Num resultado apertado mas simbólico, uma maioria de eurodeputados rejeitou, esta quarta-feira, um parágrafo de uma resolução parlamentar que expressava apoio ao acordo comercial entre a União Europeia e o Mercosul. A decisão antecipa um debate aceso no Parlamento Europeu sobre um pacto que divide opiniões desde a sua assinatura, em dezembro de 2024.
A votação por levantamento de mãos em Estrasburgo revelou que 269 eurodeputados votaram contra o trecho, enquanto 259 votaram a favor, uma diferença de apenas 10 votos. A secção contestada da resolução, inserida na estratégia política da UE para a América Latina, elogiava a conclusão das negociações do acordo.
“Mais uma vez, o Parlamento Europeu expressa o seu ceticismo relativamente ao acordo comercial com o Mercosul”, afirmou o eurodeputado francês Pascal Canfin (Renew) num post no LinkedIn. “O sinal político é muito claro: há mais eurodeputados com dúvidas profundas sobre os méritos deste acordo do que aqueles que querem a sua adoção imediata.”
A Comissão Europeia, que liderou mais de duas décadas de negociações, submeteu o acordo à ratificação do Conselho e pediu o consentimento do Parlamento Europeu a 3 de setembro. No entanto, persiste a incerteza sobre se a última etapa deste processo avançará sem obstáculos.
O acordo liberaliza o comércio entre os países do Mercosul — Argentina, Brasil, Paraguai e Uruguai — e a UE, reduzindo tarifas em diversos produtos, incluindo alguns agrícolas. Esta situação tem gerado preocupações significativas entre agricultores europeus, que receiam competir em desigualdade com produtores latino-americanos.
No Parlamento, um grupo de eurodeputados prepara uma resolução para solicitar ao Tribunal de Justiça da UE que suspenda a aprovação do acordo. Entre as preocupações está o risco de incumprimento por parte dos países do Mercosul em relação às normas fitossanitárias e ambientais europeias.
A eurodeputada espanhola Irene Montero (The Left), que impulsionou a votação desta quarta-feira, sublinhou em declarações à Euronews: “Este acordo abandona a agricultura e a pecuária, prejudica o ambiente, alimenta o desflorestamento e abre o tapete vermelho às multinacionais extractivas. Vamos continuar a lutar para garantir que este acordo não seja ratificado e para travar o perigo que representa para o ambiente e para o nosso setor primário.”

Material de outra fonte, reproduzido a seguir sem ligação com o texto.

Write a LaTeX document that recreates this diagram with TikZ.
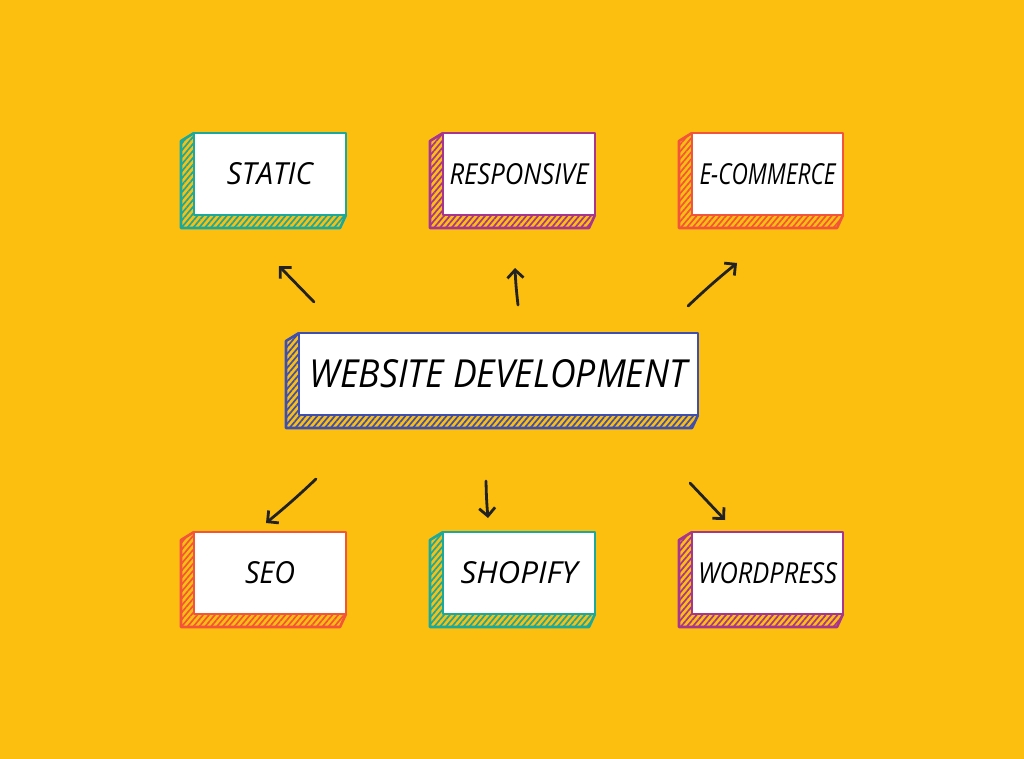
\documentclass[tikz,border=0pt]{standalone}
\usepackage{fontspec}
\newfontfamily\hand{Open Sans}
\usetikzlibrary{arrows.meta,patterns.meta}
\definecolor{bgy}{HTML}{FCBF10}
\definecolor{cteal}{HTML}{1BA99B}
\definecolor{cpurple}{HTML}{A8368F}
\definecolor{corange}{HTML}{F3553A}
\definecolor{cblue}{HTML}{3F4FAF}
\definecolor{ink}{HTML}{222222}
\tikzset{
  arr/.style={draw=ink, line width=2.8pt, line cap=round, line join=round,
    -{Straight Barb[length=8pt,width=16pt,line width=2.8pt]}},
  front/.style={fill=white, line width=2.8pt, inner sep=0pt, outer sep=0pt, line join=round},
}
% #1 name, #2 x1, #3 y1, #4 x2, #5 y2, #6 colour, #7 text, #8 text width, #9 text height
\newcommand{\mkbox}[9]{%
  \path[preaction={fill=bgy}, pattern={Lines[angle=50,distance=4.5pt,line width=1.7pt]}, pattern color=#6]
    (#2,#3) -- (#2-13,#3+8) -- (#2-13,#5+13) -- (#4-6,#5+13) -- (#4,#5) -- cycle;
  \draw[#6, line width=2.6pt, line join=round]
    (#2,#3) -- (#2-13,#3+8) -- (#2-13,#5+13) -- (#4-6,#5+13) -- (#4,#5);
  \node[front, draw=#6, minimum width={#4pt-#2pt}, minimum height={#5pt-#3pt}]
    (#1) at ({(#2+#4)/2},{(#3+#5)/2}) {\resizebox{#8pt}{#9pt}{\hand\itshape #7}};
}
\begin{document}
\begin{tikzpicture}[x=1pt,y=-1pt]
\fill[bgy] (0,0) rectangle (1024,759);
\useasboundingbox (0,0) rectangle (1024,759);

\mkbox{static}{194}{133}{346}{215}{cteal}{STATIC}{86}{22}
\mkbox{responsive}{443}{133}{595}{215}{cpurple}{RESPONSIVE}{139}{21}
\mkbox{ecommerce}{692}{133}{843}{215}{corange}{E-COMMERCE}{136}{21}
\mkbox{main}{299}{333}{698}{415}{cblue}{WEBSITE DEVELOPMENT}{377}{28}
\mkbox{seo}{194}{532}{346}{614}{corange}{SEO}{50}{22}
\mkbox{shopify}{443}{532}{595}{614}{cteal}{SHOPIFY}{117}{22}
\mkbox{wordpress}{692}{532}{843}{614}{cpurple}{WORDPRESS}{139}{21}

\coordinate (a1s) at (314,302);
\coordinate (a1e) at (279,266);
\coordinate (a2s) at (518,305);
\coordinate (a2e) at (515,268);
\coordinate (a3s) at (688,306);
\coordinate (a3e) at (737,263);
\coordinate (a4s) at (316,479);
\coordinate (a4e) at (266,523);
\coordinate (a5s) at (486,481);
\coordinate (a5e) at (488,518);
\coordinate (a6s) at (690,483);
\coordinate (a6e) at (725,520);

\draw[arr] (a1s) -- (a1e);
\draw[arr] (a2s) to[bend left=2] (a2e);
\draw[arr] (a3s) to[bend left=2] (a3e);
\draw[arr] (a4s) to[bend left=2] (a4e);
\draw[arr] (a5s) to[bend right=2] (a5e);
\draw[arr] (a6s) -- (a6e);
\end{tikzpicture}
\end{document}
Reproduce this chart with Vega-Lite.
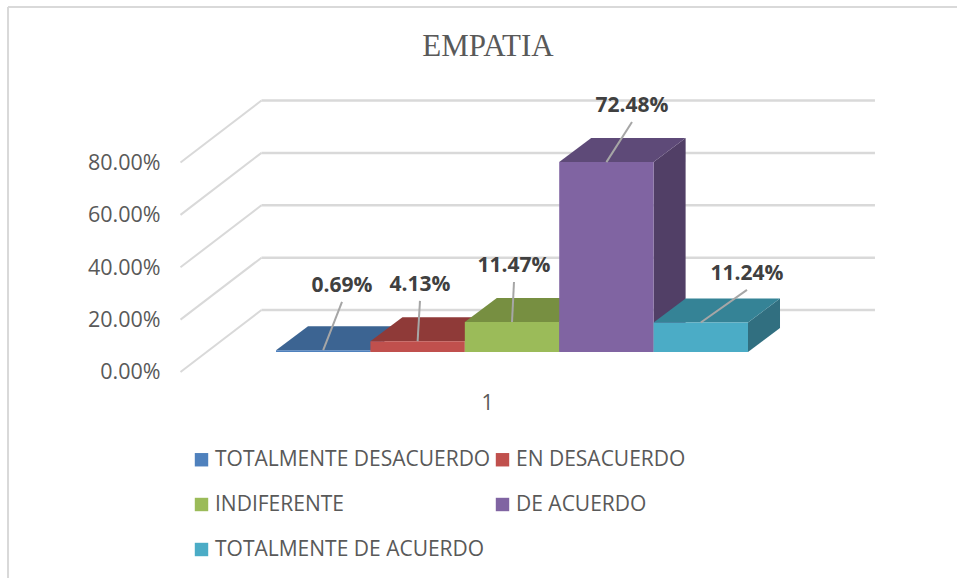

Os defensores do pacto sublinham que este cria uma área de livre comércio de 700 milhões de pessoas, representando uma oportunidade estratégica para a UE. Argumentam que o acordo é essencial para enfrentar a concorrência chinesa nos países do Mercosul e diversificar parceiros comerciais, especialmente num contexto em que os Estados Unidos aumentam barreiras tarifárias ao seu mercado.
A secção rejeitada da resolução destacava que o acordo seria um “verdadeiro divisor de águas na relação entre as duas regiões”. Acrescentava ainda que seria o maior acordo comercial alguma vez assinado pela UE em termos populacionais, abrangendo mais de 700 milhões de cidadãos, e “o mais significativo em termos de impacto económico”.
Da mesma forma, o texto salientava o “valor geopolítico” do pacto como “uma ferramenta essencial para avançar os interesses estratégicos da UE no atual contexto internacional”.